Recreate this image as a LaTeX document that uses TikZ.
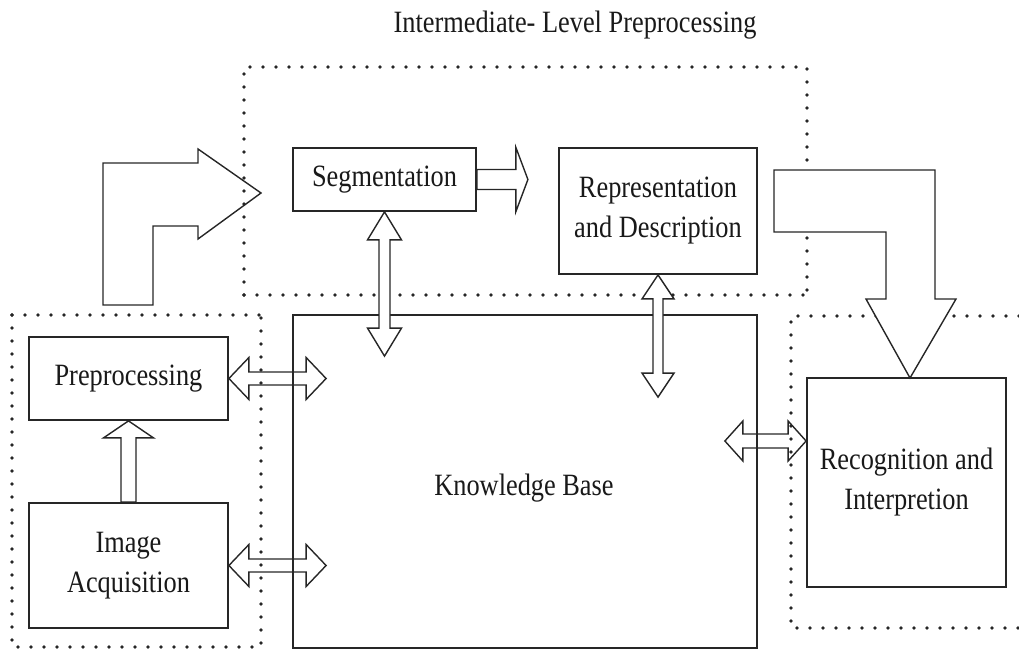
\documentclass[tikz,border=0pt]{standalone}
\usepackage{fontspec}
\setmainfont[FakeStretch=0.85]{Liberation Serif}
\usetikzlibrary{calc}

% Double-headed block arrow between two tip points.
% #1 style, #2 and #3 tips, #4 shaft half width, #5 head length, #6 head half width
\newcommand\dblblock[6]{%
  \draw[#1] (#2)
    -- ($(#2)!#5!(#3)!#6!90:(#3)$)
    -- ($(#2)!#5!(#3)!#4!90:(#3)$)
    -- ($(#3)!#5!(#2)!#4!-90:(#2)$)
    -- ($(#3)!#5!(#2)!#6!-90:(#2)$)
    -- (#3)
    -- ($(#3)!#5!(#2)!#6!90:(#2)$)
    -- ($(#3)!#5!(#2)!#4!90:(#2)$)
    -- ($(#2)!#5!(#3)!#4!-90:(#3)$)
    -- ($(#2)!#5!(#3)!#6!-90:(#3)$)
    -- cycle;}

% Single-headed block arrow from a tail point to a tip point.
% #1 style, #2 tail, #3 tip, #4 shaft half width, #5 head length, #6 head half width
\newcommand\oneblock[6]{%
  \draw[#1] ($(#2)!#4!90:(#3)$)
    -- ($(#3)!#5!(#2)!#4!-90:(#2)$)
    -- ($(#3)!#5!(#2)!#6!-90:(#2)$)
    -- (#3)
    -- ($(#3)!#5!(#2)!#6!90:(#2)$)
    -- ($(#3)!#5!(#2)!#4!90:(#2)$)
    -- ($(#2)!#4!-90:(#3)$)
    -- cycle;}

\begin{document}
\begin{tikzpicture}[x=1pt,y=-1pt,
  every node/.style={font=\fontsize{31}{40}\selectfont, text=black!90},
  box/.style={draw=black!85, line width=1.8pt, fill=white, inner sep=0pt, align=center},
  dotline/.style={draw=black!85, line width=3.8pt, line cap=round, dash pattern=on 0pt off 13pt},
  blockarrow/.style={draw=black!85, line width=1.4pt, line join=miter},
  blockfill/.style={blockarrow, fill=white}]

\useasboundingbox (0,0) rectangle (1019,650);

% dotted stage borders
\draw[dotline] (244,295) -- (244,67) -- (807,67) -- (807,295);
\draw[dotline] (244,295) -- (815,295);
\draw[dotline] (12,315) -- (267,315);
\draw[dotline] (12,315) -- (12,647) -- (261,647) -- (261,315);
\draw[dotline] (1019,316) -- (791,316) -- (791,628) -- (1019,628);

% stage title
\node[anchor=base] (title) at (575,33) {Intermediate- Level Preprocessing};

% processing blocks
\node[box, minimum width=464pt, minimum height=333pt] (kb) at (525,481.5) {};
\node[anchor=base] (kbtext) at (524,495) {Knowledge Base};
\node[box, minimum width=183pt, minimum height=63pt] (seg) at (384.5,179.5) {Segmentation};
\node[box, minimum width=198pt, minimum height=126pt] (rep) at (658,211) {Representation\\and Description};
\node[box, minimum width=199pt, minimum height=83pt] (pre) at (128.5,378.5) {Preprocessing};
\node[box, minimum width=199pt, minimum height=125pt] (acq) at (128.5,565.5) {Image\\Acquisition};
\node[box, minimum width=199pt, minimum height=209pt] (rec) at (906.5,482.5) {Recognition and\\Interpretion};

% arrow end points
\coordinate (preK) at ($(kb.west |- pre.east)+(34,0)$);
\coordinate (acqK) at ($(kb.west |- acq.east)+(34,0)$);
\coordinate (segK) at ($(seg.south |- kb.north)+(0,42)$);
\coordinate (repK) at ($(rep.south |- kb.north)+(0,83)$);
\coordinate (recW) at ($(rec.west)+(0,-41.5)$);
\coordinate (kbE) at ($(kb.east |- recW)+(-33,0)$);
\coordinate (segE) at ($(seg.east)+(51,0)$);

% connectors between blocks
\dblblock{blockarrow}{pre.east}{preK}{6.5pt}{20pt}{21pt}
\dblblock{blockarrow}{acq.east}{acqK}{6.5pt}{20pt}{21pt}
\dblblock{blockarrow}{kbE}{recW}{7pt}{18pt}{20pt}
\dblblock{blockfill}{seg.south}{segK}{5.5pt}{28pt}{17pt}
\dblblock{blockfill}{rep.south}{repK}{5pt}{24pt}{16pt}
\oneblock{blockfill}{acq.north}{pre.south}{7.5pt}{17pt}{25pt}
\oneblock{blockfill}{seg.east}{segE}{10pt}{12pt}{32pt}

% bent flow arrows into and out of the intermediate stage
\draw[blockarrow] (103,305) -- (103,163) -- (198,163) -- (198,149) -- (261,193)
  -- (198,239) -- (198,226) -- (153,226) -- (153,305) -- cycle;
\draw[blockfill] (774,170) -- (935,170) -- (935,299) -- (956,299) -- (910,378)
  -- (866,299) -- (886,299) -- (886,232) -- (774,232) -- cycle;

\end{tikzpicture}
\end{document}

^^^^

» **What the exercise asks**: Transcribe the whole listing exactly. Pictures are excluded.

» **Exercise output**:
Recreate this image as a LaTeX document that uses TikZ.
\documentclass[tikz,border=0pt]{standalone}
\usepackage{fontspec}
\setmainfont[FakeStretch=0.85]{Liberation Serif}
\usetikzlibrary{calc}

% Double-headed block arrow between two tip points.
% #1 style, #2 and #3 tips, #4 shaft half width, #5 head length, #6 head half width
\newcommand\dblblock[6]{%
  \draw[#1] (#2)
    -- ($(#2)!#5!(#3)!#6!90:(#3)$)
    -- ($(#2)!#5!(#3)!#4!90:(#3)$)
    -- ($(#3)!#5!(#2)!#4!-90:(#2)$)
    -- ($(#3)!#5!(#2)!#6!-90:(#2)$)
    -- (#3)
    -- ($(#3)!#5!(#2)!#6!90:(#2)$)
    -- ($(#3)!#5!(#2)!#4!90:(#2)$)
    -- ($(#2)!#5!(#3)!#4!-90:(#3)$)
    -- ($(#2)!#5!(#3)!#6!-90:(#3)$)
    -- cycle;}

% Single-headed block arrow from a tail point to a tip point.
% #1 style, #2 tail, #3 tip, #4 shaft half width, #5 head length, #6 head half width
\newcommand\oneblock[6]{%
  \draw[#1] ($(#2)!#4!90:(#3)$)
    -- ($(#3)!#5!(#2)!#4!-90:(#2)$)
    -- ($(#3)!#5!(#2)!#6!-90:(#2)$)
    -- (#3)
    -- ($(#3)!#5!(#2)!#6!90:(#2)$)
    -- ($(#3)!#5!(#2)!#4!90:(#2)$)
    -- ($(#2)!#4!-90:(#3)$)
    -- cycle;}

\begin{document}
\begin{tikzpicture}[x=1pt,y=-1pt,
  every node/.style={font=\fontsize{31}{40}\selectfont, text=black!90},
  box/.style={draw=black!85, line width=1.8pt, fill=white, inner sep=0pt, align=center},
  dotline/.style={draw=black!85, line width=3.8pt, line cap=round, dash pattern=on 0pt off 13pt},
  blockarrow/.style={draw=black!85, line width=1.4pt, line join=miter},
  blockfill/.style={blockarrow, fill=white}]

\useasboundingbox (0,0) rectangle (1019,650);

% dotted stage borders
\draw[dotline] (244,295) -- (244,67) -- (807,67) -- (807,295);
\draw[dotline] (244,295) -- (815,295);
\draw[dotline] (12,315) -- (267,315);
\draw[dotline] (12,315) -- (12,647) -- (261,647) -- (261,315);
\draw[dotline] (1019,316) -- (791,316) -- (791,628) -- (1019,628);

% stage title
\node[anchor=base] (title) at (575,33) {Intermediate- Level Preprocessing};

% processing blocks
\node[box, minimum width=464pt, minimum height=333pt] (kb) at (525,481.5) {};
\node[anchor=base] (kbtext) at (524,495) {Knowledge Base};
\node[box, minimum width=183pt, minimum height=63pt] (seg) at (384.5,179.5) {Segmentation};
\node[box, minimum width=198pt, minimum height=126pt] (rep) at (658,211) {Representation\\and Description};
\node[box, minimum width=199pt, minimum height=83pt] (pre) at (128.5,378.5) {Preprocessing};
\node[box, minimum width=199pt, minimum height=125pt] (acq) at (128.5,565.5) {Image\\Acquisition};
\node[box, minimum width=199pt, minimum height=209pt] (rec) at (906.5,482.5) {Recognition and\\Interpretion};

% arrow end points
\coordinate (preK) at ($(kb.west |- pre.east)+(34,0)$);
\coordinate (acqK) at ($(kb.west |- acq.east)+(34,0)$);
\coordinate (segK) at ($(seg.south |- kb.north)+(0,42)$);
\coordinate (repK) at ($(rep.south |- kb.north)+(0,83)$);
\coordinate (recW) at ($(rec.west)+(0,-41.5)$);
\coordinate (kbE) at ($(kb.east |- recW)+(-33,0)$);
\coordinate (segE) at ($(seg.east)+(51,0)$);

% connectors between blocks
\dblblock{blockarrow}{pre.east}{preK}{6.5pt}{20pt}{21pt}
\dblblock{blockarrow}{acq.east}{acqK}{6.5pt}{20pt}{21pt}
\dblblock{blockarrow}{kbE}{recW}{7pt}{18pt}{20pt}
\dblblock{blockfill}{seg.south}{segK}{5.5pt}{28pt}{17pt}
\dblblock{blockfill}{rep.south}{repK}{5pt}{24pt}{16pt}
\oneblock{blockfill}{acq.north}{pre.south}{7.5pt}{17pt}{25pt}
\oneblock{blockfill}{seg.east}{segE}{10pt}{12pt}{32pt}

% bent flow arrows into and out of the intermediate stage
\draw[blockarrow] (103,305) -- (103,163) -- (198,163) -- (198,149) -- (261,193)
  -- (198,239) -- (198,226) -- (153,226) -- (153,305) -- cycle;
\draw[blockfill] (774,170) -- (935,170) -- (935,299) -- (956,299) -- (910,378)
  -- (866,299) -- (886,299) -- (886,232) -- (774,232) -- cycle;

\end{tikzpicture}
\end{document}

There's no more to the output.